Ivan Klima,  Daniela Fischerova et Pavel Dostal,  photo: CTK
Quel est aujourd'hui et quel sera à l'avenir le rôle du PEN club ? Comment réagira-t-il aux défis de notre époque? Est-ce que son rôle doit changer avec le temps ? L'écrivaine Daniela Fischerova, membre du PEN club tchèque, cherche les réponses à ces questions : "C'est le phénomène de notre époque, nous discutons de moins en moins de la littérature, du rôle de l'auteur et de la liberté de la parole et les réunions de notre comité du PEN club ressemblent de plus en plus à des discussions sur l'argent. Nous parlons de ce que nous devons, de ce qu'on nous doit, comment nous allons le payer etc. Ainsi les grandes questions de la littérature et de la liberté de la parole sont prises de court.

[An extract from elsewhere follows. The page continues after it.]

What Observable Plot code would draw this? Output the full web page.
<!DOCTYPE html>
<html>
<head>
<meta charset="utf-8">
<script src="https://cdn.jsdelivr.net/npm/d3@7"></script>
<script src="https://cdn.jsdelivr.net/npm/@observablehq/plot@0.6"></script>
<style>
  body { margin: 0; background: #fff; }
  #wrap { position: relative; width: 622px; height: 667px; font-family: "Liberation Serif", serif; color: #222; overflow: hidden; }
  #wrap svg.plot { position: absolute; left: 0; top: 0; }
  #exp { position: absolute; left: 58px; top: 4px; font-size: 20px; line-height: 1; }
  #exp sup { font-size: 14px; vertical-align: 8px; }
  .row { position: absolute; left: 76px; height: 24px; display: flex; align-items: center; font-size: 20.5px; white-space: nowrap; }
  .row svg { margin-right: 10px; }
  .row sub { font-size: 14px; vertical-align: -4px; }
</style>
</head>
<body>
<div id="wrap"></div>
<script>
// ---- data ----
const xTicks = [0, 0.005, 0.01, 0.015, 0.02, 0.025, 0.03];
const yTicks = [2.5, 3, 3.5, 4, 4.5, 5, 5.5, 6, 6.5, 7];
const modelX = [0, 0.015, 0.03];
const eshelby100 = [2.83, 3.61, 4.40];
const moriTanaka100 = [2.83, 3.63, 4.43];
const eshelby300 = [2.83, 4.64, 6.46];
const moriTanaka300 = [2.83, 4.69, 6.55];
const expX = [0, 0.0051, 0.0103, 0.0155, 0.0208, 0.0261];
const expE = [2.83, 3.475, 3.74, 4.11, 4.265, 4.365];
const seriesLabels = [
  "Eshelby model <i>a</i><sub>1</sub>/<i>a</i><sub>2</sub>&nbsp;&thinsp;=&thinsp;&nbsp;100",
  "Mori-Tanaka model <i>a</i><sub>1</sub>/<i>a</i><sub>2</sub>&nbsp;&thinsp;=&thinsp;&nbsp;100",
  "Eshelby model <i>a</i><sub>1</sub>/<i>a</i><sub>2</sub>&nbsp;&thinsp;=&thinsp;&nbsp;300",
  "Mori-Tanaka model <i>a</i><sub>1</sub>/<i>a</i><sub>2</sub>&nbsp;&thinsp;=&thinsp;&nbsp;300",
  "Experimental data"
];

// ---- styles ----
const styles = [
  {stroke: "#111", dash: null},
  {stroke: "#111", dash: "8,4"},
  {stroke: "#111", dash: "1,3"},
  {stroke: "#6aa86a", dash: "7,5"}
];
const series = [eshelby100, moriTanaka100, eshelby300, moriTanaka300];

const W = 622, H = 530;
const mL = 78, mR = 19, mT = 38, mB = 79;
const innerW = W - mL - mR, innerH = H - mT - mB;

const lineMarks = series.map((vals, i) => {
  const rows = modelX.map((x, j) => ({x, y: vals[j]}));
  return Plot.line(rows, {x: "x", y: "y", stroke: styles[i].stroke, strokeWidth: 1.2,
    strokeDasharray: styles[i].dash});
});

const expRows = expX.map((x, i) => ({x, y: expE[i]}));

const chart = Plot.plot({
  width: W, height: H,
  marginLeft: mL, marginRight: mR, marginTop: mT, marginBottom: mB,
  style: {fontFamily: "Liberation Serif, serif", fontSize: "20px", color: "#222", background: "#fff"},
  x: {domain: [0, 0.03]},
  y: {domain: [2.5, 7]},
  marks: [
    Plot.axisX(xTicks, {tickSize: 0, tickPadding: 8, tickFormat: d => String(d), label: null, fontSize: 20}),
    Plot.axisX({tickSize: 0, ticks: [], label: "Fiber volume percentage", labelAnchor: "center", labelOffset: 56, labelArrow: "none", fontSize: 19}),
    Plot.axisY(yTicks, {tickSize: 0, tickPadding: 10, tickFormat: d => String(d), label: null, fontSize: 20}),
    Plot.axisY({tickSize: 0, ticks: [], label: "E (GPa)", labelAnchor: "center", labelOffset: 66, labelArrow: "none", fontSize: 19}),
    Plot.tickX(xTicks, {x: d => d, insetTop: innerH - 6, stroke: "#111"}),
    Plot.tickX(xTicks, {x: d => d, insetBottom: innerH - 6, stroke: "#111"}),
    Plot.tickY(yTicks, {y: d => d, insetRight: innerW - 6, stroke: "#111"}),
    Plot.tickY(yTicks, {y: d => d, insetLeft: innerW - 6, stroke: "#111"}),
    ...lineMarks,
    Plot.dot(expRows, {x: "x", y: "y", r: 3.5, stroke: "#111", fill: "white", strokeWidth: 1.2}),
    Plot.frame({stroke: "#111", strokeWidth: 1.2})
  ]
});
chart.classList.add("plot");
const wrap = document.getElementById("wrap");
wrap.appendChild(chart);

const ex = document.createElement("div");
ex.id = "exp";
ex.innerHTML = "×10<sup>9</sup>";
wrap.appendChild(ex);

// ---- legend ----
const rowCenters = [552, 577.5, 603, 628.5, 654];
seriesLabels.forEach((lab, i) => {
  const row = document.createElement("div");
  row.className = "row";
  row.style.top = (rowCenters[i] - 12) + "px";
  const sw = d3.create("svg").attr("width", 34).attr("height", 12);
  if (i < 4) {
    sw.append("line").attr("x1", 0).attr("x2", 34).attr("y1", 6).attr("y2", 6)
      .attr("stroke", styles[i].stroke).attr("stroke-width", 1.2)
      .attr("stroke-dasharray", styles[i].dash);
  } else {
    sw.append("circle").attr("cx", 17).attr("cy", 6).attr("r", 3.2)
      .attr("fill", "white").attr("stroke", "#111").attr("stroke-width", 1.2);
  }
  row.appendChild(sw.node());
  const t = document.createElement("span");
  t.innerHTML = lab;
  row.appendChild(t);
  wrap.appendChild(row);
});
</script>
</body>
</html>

Cependant l'une des questions fondamentales qui s'imposent est celle-ci : l'écrivain en général peut être convaincu que la littérature existe en dehors de la morale, que ce n'est pas une affaire éthique mais que c'est de l'art. Par contre l'écrivain membre du PEN club ne peut pas penser de cette manière parce qu'en signant la Charte du PEN nous nous sommes engagés à adopter une attitude éthique très concrète. Si on la simplifie au maximum, on peut la résumer ainsi : La liberté de parole est bonne. Cela semble tout à fait évident mais, comme la majorité des prémices éthiques, cela ne va pas de soi. Dans ce monde moderne qui discute de la liberté de l'information, nous nous trouvons face à la question suivante : Jusqu'où faut-il défendre la liberté de parole, jusqu'où cette liberté est-elle encore ce bien fondamental digne d'être défendu et à quel moment elle devient un instrument dangereux entre les mains des fanatiques et des démagogues qui auraient la possibilité de dire ce qu'ils voudraient. Est-ce que nous, puisqu'il s'agit de la liberté de parole, nous avons le devoir de les défendre ? C'est, d'après moi, une des questions de notre époque."